When the court constructs a custody arrangement, and in deciding the specific details of the custody of the child/children, there are some relevant factors, and a few, highly important, considerations. The court, in deciding the custody of the child, must consider not only the current relationship the parent has with the child, but also the history that the child has with the parent, the parent’s own history and background, and an attention to how the child’s life will be affected by the custody decision.
One factor considered by the court is the age of the child, as the needs of a young toddler, for instance, are far different than that of a 12-year-old. Moreover, it is a commonly held belief that during the early, or “tender”, years of the child’s life, it is very important that they are in contact with their mother, and therefore courts rarely tend to separate them within the custody decision. That being said, a younger child arguably creates more financial responsibilities than a young adult, as a 17-year-old can get a job (making income), and relatively take care of themselves. In addition, if a child is of a certain age, a court may seriously take into consideration the child’s personal preference on which parent they want to live with.
The parent’s individual living situation also has an impact on the court’s decision. For instance, a parent with no job, an unsanitary home, and a residence that is far from the child’s school/central area of their life, the court is often very reluctant to grant substantial custody. The proximity of one parent’s domicile to another can also determine the parenting schedule, as the burden of travel is placed on the child, and the court’s main objective is to make decisions that they deem are in the best interest of the child.

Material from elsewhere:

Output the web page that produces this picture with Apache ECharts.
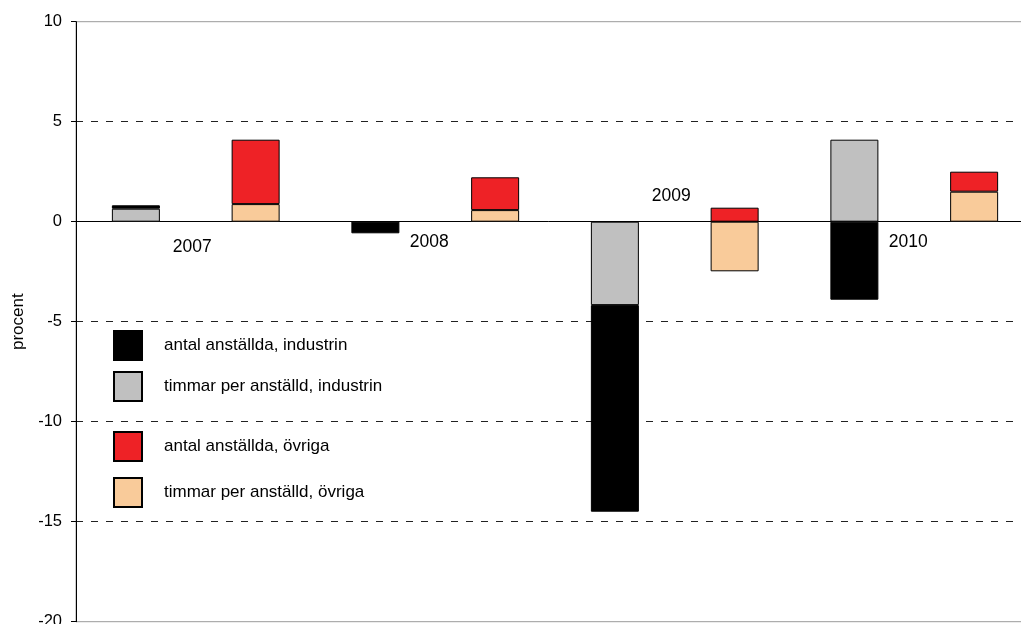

This ultimate goal of the court, to protect the life and interests of the child, will often result in an attempt to keep the child’s life as unchanged as possible. The house they grew up in (if one of the parents still live there), the locality of their upbringing, all of these elements create a feeling of continuity and familiarity, which the court finds to be key in the child’s happiness. And so, the court, if possible, will try to limit the disruption to the child’s life, in an attempt to shield them from the impacts of the case.